Syria [Shutterstock]


U.S.-Syria Relations

Syria has been on the U.S. list of state sponsors of terrorism since the list's inception in 1979. Because of its continuing policies in supporting terrorism, its former occupation of Lebanon, pursuing weapons of mass destruction and missile programs, and undermining U.S. and international efforts to stabilize Iraq. Syria is subject to legislatively mandated penalties, including export sanctions under the Syrian Accountability Act and ineligibility to receive most forms of U.S. aid or to purchase U.S. military equipment.
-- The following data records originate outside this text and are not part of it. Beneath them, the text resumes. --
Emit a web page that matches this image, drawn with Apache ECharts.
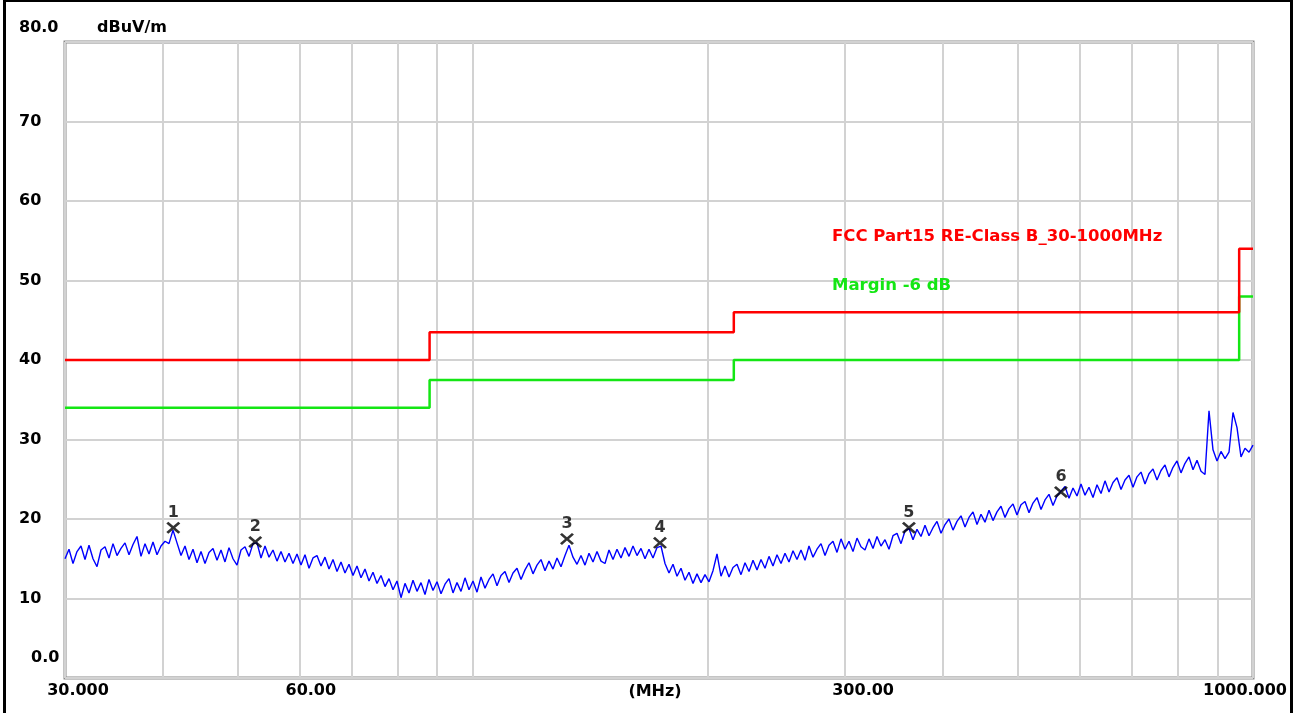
<!DOCTYPE html>
<html>
<head>
<meta charset="utf-8">
<script src="https://cdn.jsdelivr.net/npm/echarts@6/dist/echarts.min.js"></script>
<style>
html,body{margin:0;padding:0;background:#fff;}
#chart{position:absolute;left:0;top:0;width:1296px;height:713px;}
#frame{position:absolute;left:3px;top:0;width:1290px;height:800px;box-sizing:border-box;border-left:3px solid #000;border-right:3px solid #000;border-top:2px solid #000;pointer-events:none;}
</style>
</head>
<body>
<div id="chart"></div>
<div id="frame"></div>
<script>
// ---- data ----
const gridFreqs = [30,40,50,60,70,80,90,100,200,300,400,500,600,700,800,900,1000];
const labelFreqs = [30,60,300,1000];
const labelTexts = ['30.000','60.00','300.00','1000.000'];

const limitFreq   = [30, 88, 88, 216, 216, 960, 960, 1000];
const limitLevel  = [40, 40, 43.5, 43.5, 46, 46, 54, 54];
const marginLevel = [34, 34, 37.5, 37.5, 40, 40, 48, 48];

const markerNames = ['1','2','3','4','5','6'];
const markerFreq  = [41.3, 52.6, 132.0, 173.7, 362.2, 567.3];
const markerLevel = [18.9, 17.1, 17.5, 17.0, 18.9, 23.4];

// sweep trace (dBuV/m), equally spaced sweep points from 30 MHz to 1000 MHz
const trace = [
15.0,16.2,14.4,15.9,16.6,14.9,16.7,15.0,14.0,16.1,16.5,15.1,16.9,15.4,16.3,17.0,15.5,16.8,17.8,15.3,
16.9,15.6,17.1,15.5,16.6,17.2,16.9,18.6,
17.0,15.4,16.6,14.9,16.2,14.5,15.9,14.4,15.8,16.3,14.8,16.1,14.6,16.4,15.0,14.2,16.1,16.5,15.3,16.9,
17.0,
15.1,16.6,15.2,16.1,14.7,15.9,14.6,15.7,14.4,15.6,14.2,15.5,13.8,15.1,15.4,14.1,15.2,13.7,14.9,13.4,
14.6,13.2,14.3,12.9,14.1,12.6,13.7,12.2,13.3,11.9,12.9,11.5,12.5,11.1,12.2,
10.1,
11.9,10.7,12.3,10.9,12.0,10.5,12.4,11.0,12.1,10.6,11.8,12.5,10.7,12.0,10.9,12.6,11.1,12.2,10.8,12.7,
11.3,12.4,13.1,11.6,
12.9,13.4,12.0,13.2,13.8,12.4,13.6,14.5,13.1,14.2,14.9,13.5,14.7,13.7,15.1,14.0,15.4,
16.7,
15.2,14.3,15.4,14.2,15.7,14.6,15.9,14.7,14.4,16.1,14.9,16.2,15.1,16.4,15.3,16.6,15.4,16.3,15.0,16.2,
15.1,16.4,
16.6,
14.4,13.2,14.3,12.8,13.8,12.3,13.3,11.9,13.1,12.0,13.0,12.1,13.5,
15.6,
12.8,14.1,12.7,13.9,14.3,13.0,14.5,13.4,14.8,13.6,14.9,13.8,15.3,14.1,15.5,14.4,15.7,14.6,16.0,14.9,
16.1,14.8,16.6,15.2,16.2,16.9,15.4,16.7,17.2,15.8,17.5,16.2,17.2,15.9,17.6,16.5,16.1,17.5,16.3,17.8,
16.6,17.4,16.2,17.9,18.2,16.9,18.5,
18.8,
17.4,18.7,17.8,19.2,17.9,18.9,19.7,18.2,19.3,20.0,18.6,19.7,20.4,19.0,20.2,20.9,19.3,20.6,19.6,21.1,
19.8,20.9,21.6,20.2,21.3,21.9,20.5,21.8,22.2,20.8,22.0,22.7,21.2,22.4,23.1,21.7,22.9,
23.5,
24.1,22.6,23.9,22.9,24.4,23.0,24.0,22.7,24.3,23.2,24.8,23.4,24.6,25.2,23.7,24.9,25.5,24.0,25.3,25.9,
24.4,25.7,26.3,24.9,26.1,26.8,25.3,26.5,27.3,25.8,27.0,27.8,26.2,27.4,26.0,25.6,
33.6,28.7,27.3,28.5,27.6,28.4,33.4,31.5,27.8,28.9,28.4,29.3
];

// ---- chart ----
const FONT = 'DejaVu Sans';
const chart = echarts.init(document.getElementById('chart'), null, {renderer:'canvas'});

const txt = {fontFamily:FONT,fontWeight:'bold',fontSize:16,color:'#000'};
const labelRich = {
  a:Object.assign({},txt,{padding:[0,0,0,26]}),
  b:Object.assign({},txt,{padding:[0,0,0,22]}),
  c:Object.assign({},txt,{padding:[0,0,0,36]}),
  d:Object.assign({},txt,{padding:[0,16,0,0]})
};
const labelKeys = ['a','b','c','d'];

chart.setOption({
  animation:false,
  backgroundColor:'#fff',
  grid:{left:65,right:43,top:42,bottom:35,outerBoundsMode:'none',containLabel:false,
        show:true,borderColor:'#8a8a8a',borderWidth:3,backgroundColor:'transparent'},
  legend:{
    show:true, orient:'vertical', left:822, top:222, itemGap:29, icon:'none', itemWidth:0, itemHeight:0,
    selectedMode:false,
    data:[
      {name:'FCC Part15 RE-Class B_30-1000MHz', textStyle:{color:'#ff0000'}},
      {name:'Margin -6 dB', textStyle:{color:'#14e614'}}
    ],
    textStyle:{fontFamily:FONT,fontWeight:'bold',fontSize:16.5,lineHeight:20,padding:0}
  },
  xAxis:[{
    type:'log', logBase:10, min:30, max:1000,
    name:'(MHz)', nameLocation:'middle', nameGap:6, nameMoveOverlap:false,
    nameTextStyle:Object.assign({},txt,{verticalAlign:'top',padding:[0,8,0,0]}),
    axisLine:{show:false},
    axisTick:{show:false, customValues:gridFreqs},
    splitLine:{show:true,lineStyle:{color:'#d2d2d2',width:2}},
    axisLabel:Object.assign({},txt,{
      customValues:labelFreqs, margin:5, verticalAlign:'top',
      formatter:function(v){const k=labelFreqs.findIndex(f=>Math.abs(f-v)<1e-6);return k<0?'':'{'+labelKeys[k]+'|'+labelTexts[k]+'}';},
      rich:labelRich
    })
  },{
    type:'value', min:0, max:trace.length-1, show:false,
    splitLine:{show:false}
  }],
  yAxis:{
    type:'value', min:0, max:80, interval:10,
    name:'dBuV/m', nameLocation:'end', nameGap:14, nameMoveOverlap:false,
    nameTextStyle:Object.assign({},txt,{align:'left',verticalAlign:'middle',padding:[0,0,0,32]}),
    axisLine:{show:false}, axisTick:{show:false},
    splitLine:{show:true,lineStyle:{color:'#d2d2d2',width:2}},
    axisLabel:Object.assign({},txt,{
      align:'left', margin:46,
      formatter:function(v){ if(v===80) return '{t|80.0}'; if(v===0) return '{z|0.0}'; return '{n|'+v+'}'; },
      rich:{
        t:Object.assign({},txt,{padding:[0,0,28,0]}),
        z:Object.assign({},txt,{padding:[0,0,40,12]}),
        n:Object.assign({},txt)
      }
    })
  },
  series:[
    {
      name:'Margin -6 dB', type:'line', xAxisIndex:0, symbol:'none',
      data:limitFreq.map((f,i)=>[f,marginLevel[i]]),
      lineStyle:{color:'#14e614',width:2.5}, itemStyle:{color:'#14e614'}, z:3
    },
    {
      name:'FCC Part15 RE-Class B_30-1000MHz', type:'line', xAxisIndex:0, symbol:'none',
      data:limitFreq.map((f,i)=>[f,limitLevel[i]]),
      lineStyle:{color:'#ff0000',width:2.5}, itemStyle:{color:'#ff0000'}, z:3
    },
    {
      name:'trace', type:'line', xAxisIndex:1, symbol:'none',
      data:trace.map((v,i)=>[i,v]),
      lineStyle:{color:'#0000ff',width:1.4}, z:4
    },
    {
      name:'markers', type:'scatter', xAxisIndex:0,
      data:markerFreq.map((f,i)=>({value:[f,markerLevel[i]],name:markerNames[i]})),
      symbol:'path://M0,2L2,0L7,5L12,0L14,2L9,7L14,12L12,14L7,9L2,14L0,12L5,7Z',
      symbolSize:[14,12], itemStyle:{color:'#000'}, z:6,
      label:{show:true,position:'top',distance:1,formatter:p=>p.name,
        fontFamily:FONT,fontWeight:'bold',fontSize:16,color:'#000'}
    }
  ]
});
</script>
</body>
</html>
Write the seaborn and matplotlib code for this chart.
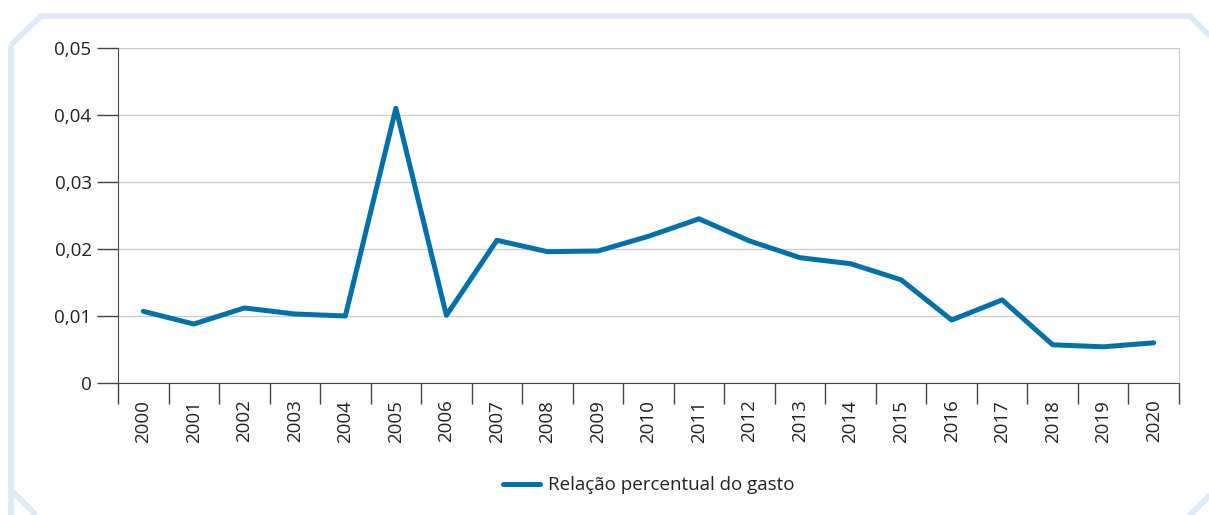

Following events in Syria beginning in March 2011, subsequent Executive orders have been issued in response to the ongoing violence and human rights abuses taking place in Syria.

U.S. Assistance to Syria

The U.S. is the largest single country humanitarian donor for the Syria response, providing nearly $8.1 billion in humanitarian assistance for those displaced inside Syria and the region since the start of the crisis. The U.S. government supports emergency food assistance, shelter, safe drinking water, urgent medical care, humanitarian protection activities, and other urgent relief to the 13.1 million people suffering inside Syria, as well as the more than 5.6 million refugees from Syria in the region.

Bilateral Economic Relations

The U.S. maintains comprehensive sanctions on Syria that broadly restrict the ability of U.S. persons to engage in transactional dealings involving Syria. Syria has been subject to U.S. economic sanctions since 2004 under the Syria Accountability Act, which prohibits or restricts the export and re-export of most U.S. products to Syria. The U.S. Government is continuously identifying and designating individuals and entities subject to U.S. sanctions related to Syria, including but not limited to the Syrian regime’s use of chemical weapons and other atrocities against its own people.